Day 6

Got an unexpected package? It could be part of a brushing scam

According to experts and a consumer advocacy organization, receiving unsolicited packages may be part of so-called brushing scams. Companies, often operating overseas, purchase items and have them shipped to a random recipient with the intent of writing favourable reviews.

Scam lets companies boost ratings of their products on marketplaces like Amazon

Brushing is a scam that allows third-party vendors to boost their product ratings on marketplaces like Amazon. After an unsolicited package is delivered to a random customer, the vendor will then write a favourable review of that product. (Lynne Sladky/The Associated Press)

Meghan Atkinson's experience with a scam known as brushing started last summer with a dog pool.

Though she had not ordered the item, it was delivered to her home by Amazon. Atkinson doesn't even have a dog.

She scoured her order history and credit card statements thinking maybe she accidentally added it to her online cart. But there was no trace of the product. Then the packages kept coming.

"We got a smartwatch, which looks like an Apple Watch," she told Day 6. "I've had phone cords for Apple products, but I don't have any Apple products."

She added: "I've had vacuum bags, but it doesn't say what vacuum they would work with, so they're just still sitting around."
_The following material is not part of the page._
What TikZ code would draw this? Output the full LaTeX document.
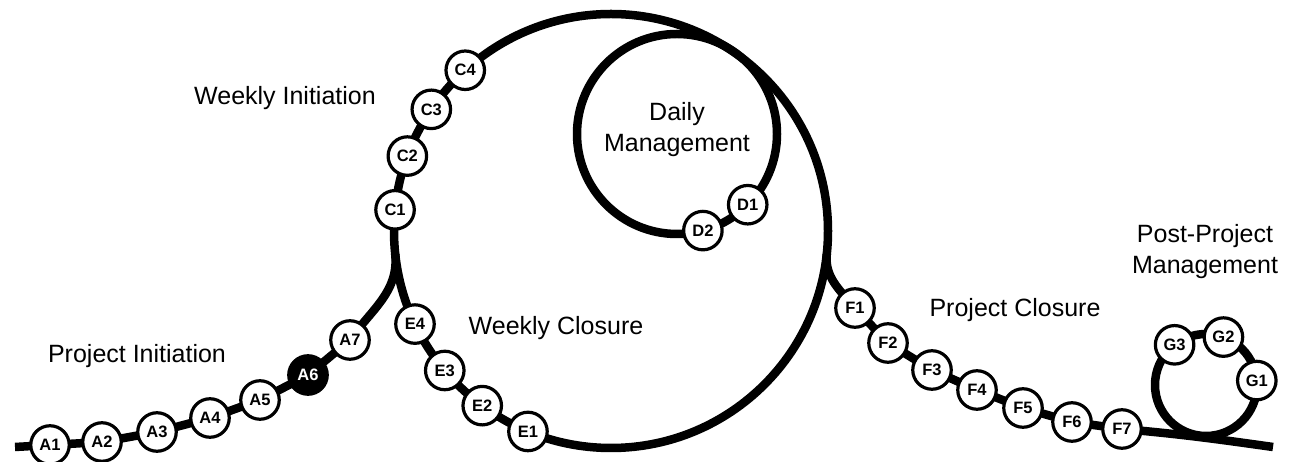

According to experts and the Better Business Bureau, a consumer advocacy organization, receiving unsolicited packages may be part of so-called brushing scams. Companies, often operating overseas, purchase items and have them shipped to random recipients so the seller can then write a favourable review on the product.

Meghan Atkinson has been receiving packages of items she never ordered, including this pet nail trimmer. (Submitted by Meghan Atkinson)
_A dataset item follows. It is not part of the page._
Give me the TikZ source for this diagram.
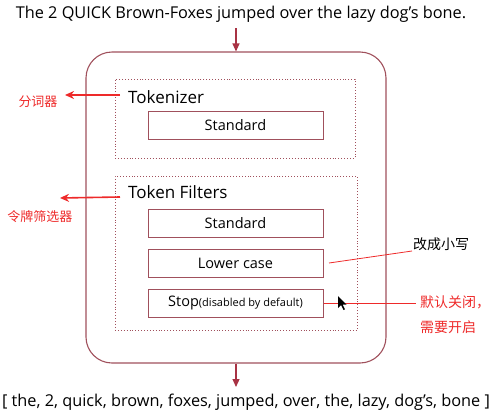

The shipments typically include light-weight, low-cost items. The aim is to boost a sellers' product rating on e-commerce shops such as Amazon.

"If you're like most consumers who use Amazon, one of the very first things you do ... is you look for the product that has the most positive reviews," Brian Kilcourse, co-founder of Retail Systems Research, said from San Francisco.

"This is one of the ways that they goose up the number of positive reviews that they have."

Brushing scams became more common in 2020, when unsolicited seeds sent from China began appearing in mailboxes across Canada. 

Potential privacy risk

Those who are targeted in a brushing scam aren't on the hook for anything that arrives at their door. That means they owe no money, nor do they have to return the delivered item. In Atkinson's case, she's given away a number of items from her mystery shopper.

But experts and consumer advocates warn that it could signal your personal information is in the hands of bad actors.

Atkinson has received various items, from a dog pool to these fishing lures. Experts say that items sent as part of brushing scams are typically lightweight and low cost. (Submitted by Meghan Atkinson)

"They might get your information if you, let's say, clicked on a link that was [in] a phishing email," said Jessie St-Cyr, spokesperson for the Better Business Bureau in Ottawa. Details like your name, address and phone number could also be floating around the dark web, where they're sold.

"Nobody is immune to scams — to brushing scams, either — and so it's our duty as consumers to protect our information and make sure we're not victims of identity theft or brushing scams in these cases," she said.

Oftentimes, people may not know the unexpected deliveries are a scam. Like Atkinson, many assume they've received a package that's been delivered to the wrong address.

On its website, Amazon says that customers who receive unsolicited packages should immediately report the delivery, noting that third-party resellers on the platform are prohibited from the practice.

The company says that it "takes action" on retailers that participate in brushing, which may include "removing selling privileges, withholding payments and working with law enforcement."

Atkinson, who lives in Waterdown, Ont., part of Hamilton, reached out to Amazon for help, but she says it told her that once personal information is out there, not much can be done.

"It's pretty pervasive and it's an insidious problem, so it's not an easy thing for them to solve."

Among the other items Atkinson has unexpectedly received are vacuum bags for an unspecified vacuum and charging cables for Apple devices, which she does not own. (Submitted by Meghan Atkinson)

Stopping deliveries a challenge

Both St-Cyr and Kilcourse say that people can take action if they suspect they're receiving packages as part of a brushing scheme.

First, make sure that you "change all the passwords to anything related to payment processing that you have on the internet," Kilcourse said. That means services like PayPal and Amazon, as well as your online banking accounts, should get a security checkup.

Consumers should also keep a close eye on their bank and credit statements to ensure they're not being charged for anything they didn't buy.

"Another thing is to get your credit report once a year, especially if you've been a victim to a brushing scam," St-Cyr said.

Experts say that unsolicited packages do not need to be returned to sender. (Charlie Riedel/The Associated Press)

But it can prove difficult to get the packages to stop.

"If there is a way to make it stop, I haven't heard of it. Unfortunately, once your name is out there being bandied about by these people, it's pretty hard to get them to stop because you don't know who they are," she said.

While Atkinson says the mystery of her surprise Amazon packages was entertaining at the beginning, now she hopes to see the deliveries disappear — especially given concerns about access to her private information.

"It would also be good if it just stopped because it is all junk, so none of it's really worth keeping."